### Plotting code records

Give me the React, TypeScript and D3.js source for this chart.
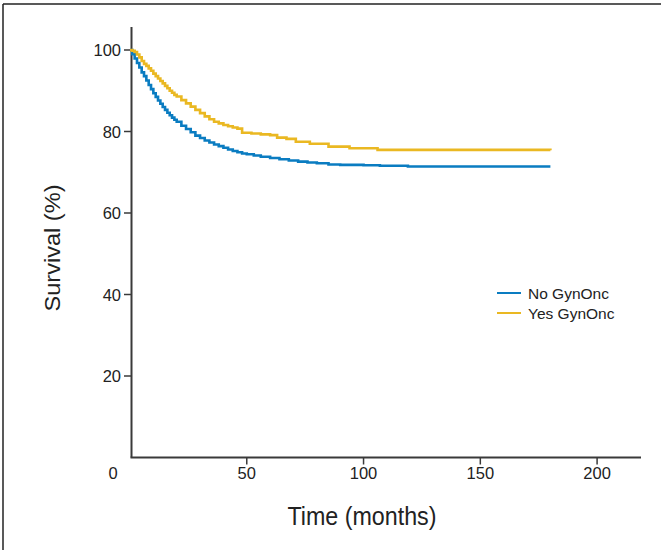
import React from "react";
import * as d3 from "d3";

const noTimes = [0,1,2,3,4,5,6,7,8,9,10,11,12,13,14,15,16,17,18,19,20,22,24,26,28,30,32,34,36,38,40,42,44,46,48,50,53,56,60,64,68,72,76,80,85,90,100,107,119,180];
const noValues = [100,99,97.9,96.8,95.7,94.5,93.6,92.5,91.4,90.4,89.4,88.5,87.6,86.8,86.0,85.3,84.6,84.0,83.4,82.9,82.4,81.4,80.6,79.8,79.0,78.4,77.8,77.3,76.8,76.4,76.0,75.6,75.2,74.9,74.6,74.4,74.1,73.8,73.5,73.2,72.9,72.6,72.4,72.2,71.9,71.8,71.7,71.6,71.4,71.4];
const yesTimes = [0,1,2,3,4,5,6,7,8,9,10,11,12,13,14,15,16,17,18,19,20,22,24,26,28,30,32,34,36,38,40,42,44,46,48,52,56,60,63,67,71,77,85,94,106,180];
const yesValues = [100,99.8,99.5,98.9,98.2,97.3,96.6,96.1,95.5,94.9,94.2,93.6,93.0,92.4,91.8,91.2,90.6,90.0,89.5,89.0,88.6,87.7,86.9,86.1,85.3,84.5,83.7,83.0,82.4,82.0,81.6,81.3,81.0,80.7,79.7,79.5,79.3,79.1,78.5,78.2,77.5,77.0,76.3,75.9,75.5,75.4];

const seriesNames = ["No GynOnc", "Yes GynOnc"];
const seriesColors = ["#0a7cc1", "#eab822"];
const xTicks = [50, 100, 150, 200];
const yTicks = [20, 40, 60, 80, 100];

export default function App() {
  const x0 = 130, x1 = 641;
  const x = d3.scaleLinear().domain([0, 218.8]).range([x0, x1]);
  const y = d3.scaleLinear().domain([0, 100]).range([457.5, 50]);
  const axisTop = 27;
  const line = d3.line<[number, number]>()
    .x(d => x(d[0]))
    .y(d => y(d[1]))
    .curve(d3.curveStepAfter);
  const series = [
    noTimes.map((t, i) => [t, noValues[i]] as [number, number]),
    yesTimes.map((t, i) => [t, yesValues[i]] as [number, number]),
  ];
  const axisColor = "#3a3a3a";
  const font = "Liberation Sans, Arial, sans-serif";
  return (
    <svg width={661} height={550} style={{ position: "absolute", left: 0, top: 0, background: "#fff" }} fontFamily={font}>
      <rect x={0} y={0} width={661} height={550} fill="#fff" />
      {/* frame */}
      <line x1={3} y1={4} x2={661} y2={4} stroke="#222" strokeWidth={1.5} />
      <line x1={3} y1={4} x2={3} y2={550} stroke="#222" strokeWidth={1.5} />
      {/* axes */}
      <line x1={x0 + 1.5} y1={axisTop} x2={x0 + 1.5} y2={y(0)} stroke={axisColor} strokeWidth={2} />
      <line x1={x0 + 0.5} y1={y(0)} x2={x1} y2={y(0)} stroke={axisColor} strokeWidth={2} />
      {yTicks.map(v => (
        <g key={v}>
          <line x1={x0 - 6} x2={x0 + 1} y1={y(v)} y2={y(v)} stroke={axisColor} strokeWidth={1.5} />
          <text x={x0 - 9} y={y(v) + 6} textAnchor="end" fontSize={16.5} fill="#222">{v}</text>
        </g>
      ))}
      {xTicks.map(v => (
        <g key={v}>
          <line x1={x(v)} x2={x(v)} y1={y(0)} y2={y(0) + 7} stroke={axisColor} strokeWidth={1.5} />
          <text x={x(v)} y={479} textAnchor="middle" fontSize={16.5} fill="#222">{v}</text>
        </g>
      ))}
      <text x={113} y={479} textAnchor="middle" fontSize={16.5} fill="#222">0</text>
      {/* curves */}
      {series.map((s, i) => (
        <path key={i} d={line(s) || ""} fill="none" stroke={seriesColors[i]} strokeWidth={2.6} />
      ))}
      {/* legend */}
      {seriesNames.map((n, i) => (
        <g key={n}>
          <line x1={497} x2={521} y1={293 + i * 20} y2={293 + i * 20} stroke={seriesColors[i]} strokeWidth={2} />
          <text x={528} y={298.5 + i * 20} fontSize={15.5} fill="#222">{n}</text>
        </g>
      ))}
      {/* axis titles */}
      <text x={362} y={525} textAnchor="middle" fontSize={26} fill="#222" textLength={149} lengthAdjust="spacingAndGlyphs">Time (months)</text>
      <text transform="translate(60,248) rotate(-90)" textAnchor="middle" fontSize={22.5} fill="#222" textLength={127} lengthAdjust="spacingAndGlyphs">Survival (%)</text>
    </svg>
  );
}
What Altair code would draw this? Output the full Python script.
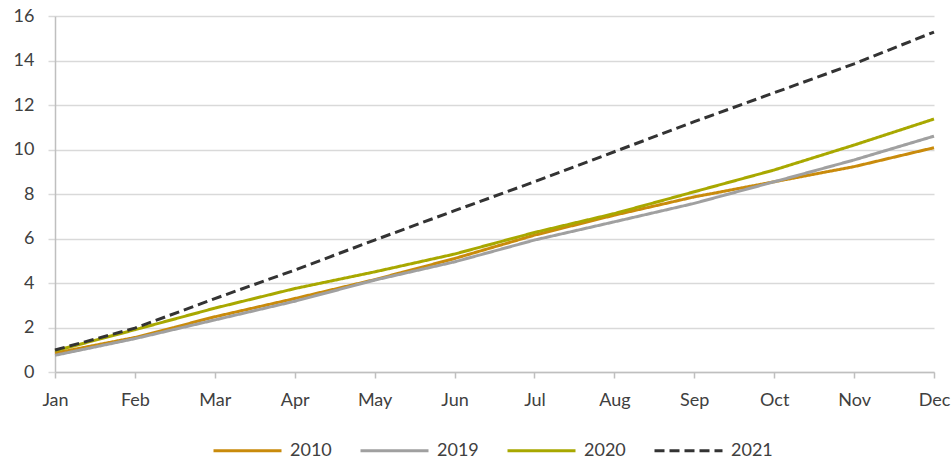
import altair as alt
import pandas as pd

months = ["Jan", "Feb", "Mar", "Apr", "May", "Jun", "Jul", "Aug", "Sep", "Oct", "Nov", "Dec"]
years = ["2010", "2019", "2020", "2021"]
v2010 = [0.85, 1.55, 2.48, 3.3, 4.15, 5.1, 6.15, 7.05, 7.87, 8.55, 9.23, 10.08]
v2019 = [0.75, 1.5, 2.34, 3.18, 4.13, 4.95, 5.93, 6.75, 7.58, 8.55, 9.53, 10.6]
v2020 = [0.95, 1.9, 2.87, 3.75, 4.5, 5.3, 6.27, 7.12, 8.1, 9.08, 10.2, 11.37]
v2021 = [0.99, 1.97, 3.3, 4.58, 5.93, 7.25, 8.55, 9.9, 11.25, 12.55, 13.85, 15.28]
colors = ["#C98B0C", "#A0A0A0", "#A8A800", "#333333"]
dashes = [[1, 0], [1, 0], [1, 0], [10, 5]]

rows = []
for yr, vals in zip(years, [v2010, v2019, v2020, v2021]):
    for m, v in zip(months, vals):
        rows.append({"month": m, "year": yr, "value": v})
df = pd.DataFrame(rows)

FONT = "Lato"
TXT = "#404040"
FS = 18


def make_legend():
    return alt.Legend(title=None, orient="none", direction="horizontal",
                      legendX=157, legendY=399,
                      symbolType="stroke", symbolSize=4624,
                      symbolStrokeWidth=3, labelFont=FONT,
                      labelFontSize=FS, labelColor=TXT,
                      labelOffset=7, columnPadding=22)


chart = alt.Chart(df).mark_line(strokeWidth=3, strokeCap="butt").encode(
    x=alt.X("month:N", sort=months,
            scale=alt.Scale(type="point", padding=0),
            axis=alt.Axis(title=None, labelAngle=0, labelFont=FONT, labelFontSize=FS,
                          labelColor=TXT, domainColor="#BFBFBF", domainWidth=1.5,
                          tickColor="#BFBFBF", tickSize=6, tickWidth=1.5, labelPadding=13,
                          grid=False)),
    y=alt.Y("value:Q", scale=alt.Scale(domain=[0, 16], nice=False),
            axis=alt.Axis(title=None, values=[0, 2, 4, 6, 8, 10, 12, 14, 16],
                          labelFont=FONT, labelFontSize=FS, labelColor=TXT,
                          domainColor="#BFBFBF", domainWidth=1.5,
                          tickColor="#D9D9D9", tickSize=7, tickWidth=1.5,
                          gridColor="#D9D9D9", gridWidth=1.5, labelPadding=14)),
    color=alt.Color("year:N", scale=alt.Scale(domain=years, range=colors),
                    legend=make_legend()),
    strokeDash=alt.StrokeDash("year:N", scale=alt.Scale(domain=years, range=dashes),
                              legend=make_legend()),
).properties(
    width=879, height=356,
    autosize=alt.AutoSizeParams(type="none"),
    padding={"left": 55, "top": 16, "right": 17, "bottom": 87},
).configure_view(stroke=None)

chart.save("out.html", embed_options={"renderer": "svg", "actions": False})
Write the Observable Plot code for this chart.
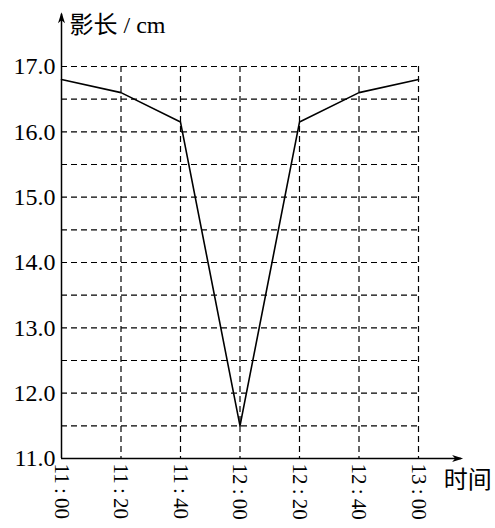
<!DOCTYPE html>
<html><head><meta charset="utf-8">
<script src="https://cdn.jsdelivr.net/npm/d3@7"></script>
<script src="https://cdn.jsdelivr.net/npm/@observablehq/plot@0.6"></script>
<style>body{margin:0;background:#fff} svg text{font-family:"Liberation Serif","Noto Sans CJK SC",serif !important;}</style>
</head><body><div id="chart"></div>
<script>
const timeLabels = ["11\u2009:\u200900","11\u2009:\u200920","11\u2009:\u200940","12\u2009:\u200900","12\u2009:\u200920","12\u2009:\u200940","13\u2009:\u200900"];
const minutes = [0, 20, 40, 60, 80, 100, 120];
const shadow = [16.8, 16.6, 16.15, 11.5, 16.15, 16.6, 16.8];
const yTicks = [11, 12, 13, 14, 15, 16, 17];
const yGrid = [11.5, 12, 12.5, 13, 13.5, 14, 14.5, 15, 15.5, 16, 16.5, 17];
const xGrid = [20, 40, 60, 80, 100, 120];
const yLabel = "影长 / cm";
const xLabel = "时间";

const data = minutes.map((m, i) => ({m, v: shadow[i], label: timeLabels[i]}));
const serif = "Liberation Serif";

const arrowSym = {draw(ctx) { ctx.moveTo(0, 0); ctx.lineTo(3.5, 11); ctx.lineTo(0, 8); ctx.lineTo(-3.5, 11); ctx.closePath(); }};

const chart = Plot.plot({
  width: 495, height: 528,
  marginLeft: 61, marginRight: 77, marginTop: 66, marginBottom: 70,
  style: {background: "#fff", color: "#000"},
  x: {domain: [0, 120], axis: null},
  y: {domain: [11, 17], axis: null},
  marks: [
    Plot.gridY(yGrid, {stroke: "#000", strokeOpacity: 1, strokeDasharray: "6,4", strokeWidth: 1.2}),
    Plot.gridX(xGrid, {stroke: "#000", strokeOpacity: 1, strokeDasharray: "6,4", strokeWidth: 1.2}),
    Plot.ruleX([0], {y1: 11, y2: 17.8, stroke: "#000", strokeWidth: 1.5}),
    Plot.ruleY([11], {x1: 0, x2: 134.5, stroke: "#000", strokeWidth: 1.5}),
    Plot.dot([{x: 0, y: 17.83}], {x: "x", y: "y", symbol: arrowSym, fill: "#000", stroke: null, r: 4}),
    Plot.dot([{x: 135, y: 11}], {x: "x", y: "y", symbol: arrowSym, fill: "#000", stroke: null, r: 4, rotate: 90}),
    Plot.line(data, {x: "m", y: "v", stroke: "#000", strokeWidth: 1.6}),
    Plot.text(yTicks, {x: 0, y: d => d, text: d => d.toFixed(1), textAnchor: "end", dx: -6, fontSize: 24, fontFamily: serif, fill: "#000"}),
    Plot.text(data, {x: "m", y: 11, text: "label", rotate: 90, textAnchor: "start", lineAnchor: "middle", dy: 5, fontSize: 21, fontFamily: serif, fill: "#000"}),
    Plot.text([yLabel], {x: 0, y: 17.63, text: d => d, textAnchor: "start", dx: 8, fontSize: 24, fontFamily: serif, fill: "#000"}),
    Plot.text([xLabel], {x: 128.5, y: 11, text: d => d, textAnchor: "start", dy: 22, fontSize: 24, fontFamily: serif, fill: "#000"})
  ]
});
document.getElementById("chart").append(chart);
</script></body></html>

### Goal
Take only the lines above from the one that has "What Altair code" through the one that has "labelOffset=7, columnPadding=22)" and reproduce them exactly, omitting any pictures.

### Task answer
What Altair code would draw this? Output the full Python script.
import altair as alt
import pandas as pd

months = ["Jan", "Feb", "Mar", "Apr", "May", "Jun", "Jul", "Aug", "Sep", "Oct", "Nov", "Dec"]
years = ["2010", "2019", "2020", "2021"]
v2010 = [0.85, 1.55, 2.48, 3.3, 4.15, 5.1, 6.15, 7.05, 7.87, 8.55, 9.23, 10.08]
v2019 = [0.75, 1.5, 2.34, 3.18, 4.13, 4.95, 5.93, 6.75, 7.58, 8.55, 9.53, 10.6]
v2020 = [0.95, 1.9, 2.87, 3.75, 4.5, 5.3, 6.27, 7.12, 8.1, 9.08, 10.2, 11.37]
v2021 = [0.99, 1.97, 3.3, 4.58, 5.93, 7.25, 8.55, 9.9, 11.25, 12.55, 13.85, 15.28]
colors = ["#C98B0C", "#A0A0A0", "#A8A800", "#333333"]
dashes = [[1, 0], [1, 0], [1, 0], [10, 5]]

rows = []
for yr, vals in zip(years, [v2010, v2019, v2020, v2021]):
    for m, v in zip(months, vals):
        rows.append({"month": m, "year": yr, "value": v})
df = pd.DataFrame(rows)

FONT = "Lato"
TXT = "#404040"
FS = 18


def make_legend():
    return alt.Legend(title=None, orient="none", direction="horizontal",
                      legendX=157, legendY=399,
                      symbolType="stroke", symbolSize=4624,
                      symbolStrokeWidth=3, labelFont=FONT,
                      labelFontSize=FS, labelColor=TXT,
                      labelOffset=7, columnPadding=22)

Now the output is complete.